Rappelons que pour les Canadiens, la Première Guerre mondiale est un événement majeur dans l'émergence du Canada contemporain: de ses sacrifices a émergé l'idée d'un Canada adulte sur la scène internationale, ce qu'avalise d'ailleurs sa place aux côtés de la Grande-Bretagne et de ses Alliés lors de la signature du Traité de paix de Versailles, en juin 1919.
Avec le film Le Déserteur, la donne retenue est tout autre. Le scénario se déroule au cours de la Seconde Guerre mondiale. Mais, ce n'est pas, à l'exemple des films américains, l'action des soldats au front, contre l'ennemi allemand en Europe occupée, qui est retenue. C'est plutôt une lecture québécoise de l'événement qui est le coeur de cette production. Le film traite ainsi de l'épineuse question des conscrits réfractaires canadiens-français.
En juin 1940, le gouvernement canadien adopte la loi sur la mobilisation des ressources nationales qui prévoit, entre autres choses, la conscription de 90 000 hommes pour la défense du sol canadien, tandis que servir en Europe demeure sur une base volontaire. Mais, en janvier 1942, le premier ministre Mackenzie King demande, par référendum, de pouvoir utiliser la conscription pour le service outre-mer. Le Québec vote à 72 % non, tandis que le reste du Canada approuve le recours à la conscription pour combattre en Europe à 80 %.

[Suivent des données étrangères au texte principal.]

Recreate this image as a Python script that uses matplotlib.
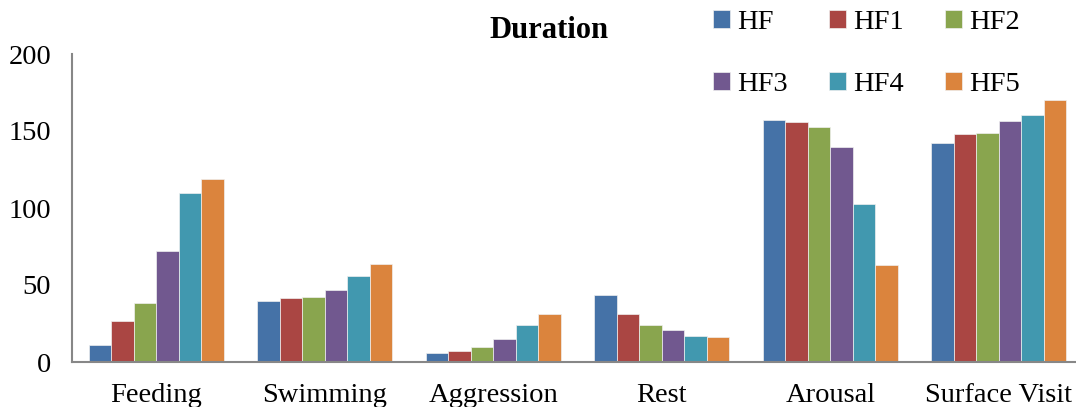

Jusque dans les années 1970 au moins, les conscrits réfractaires furent rejetés dans l'ombre de l'histoire par la mémoire officielle canadienne des conflits mondiaux, notamment par le biais de la mise en scène de la cérémonie du 11 novembre qui valorise les anciens combattants. Pour la mémoire québécoise, en particulier avec la crise d'Octobre et l'affirmation d'un projet souverainiste, les Québécois revisitent leur passé en ne retenant que les éléments à même de les différencier du reste du Canada. C'est ainsi que sont oubliés les milliers de volontaires du Québec des deux premiers conflits mondiaux au profit de ceux qui refusèrent la coercition.
La sortie simultanée de ces deux films rend bien compte de cette réalité du rapport au passé militaire de la mémoire québécoise et canadienne. Par définition, la mémoire opère des choix et ne retient du passé que ce qui est le plus significatif pour le groupe qui la porte et qui, par son biais, dessine sa place propre dans le passé. Le cinéma apparaît comme un vecteur mémoriel à même de confronter un groupe à des éléments vus comme représentatifs de son expérience du passé. Mais les choix mémoriels opérés passent alors sous silence la complexité de ce que fut réellement l'histoire.
Pour le Canada, l'héroïsme l'emporte sur toutes dissensions. L'idée d'un pays uni autour d'une même reconnaissance doit alors émerger des sacrifices et des douleurs communs issus de l'expérience des deux conflits mondiaux. Au contraire, au Québec, pour se démarquer d'une approche taisant son expérience de l'histoire, la question de la conscription permet de retenir un rapport spécifique à l'histoire. Dans des entrevues accordées après les premières projections du film Le Déserteur, les acteurs ont ainsi fait état de l'enthousiasme du public face aux faits révélés sur l'écran, car il s'agissait d'une approche du passé qui leur était signifiante.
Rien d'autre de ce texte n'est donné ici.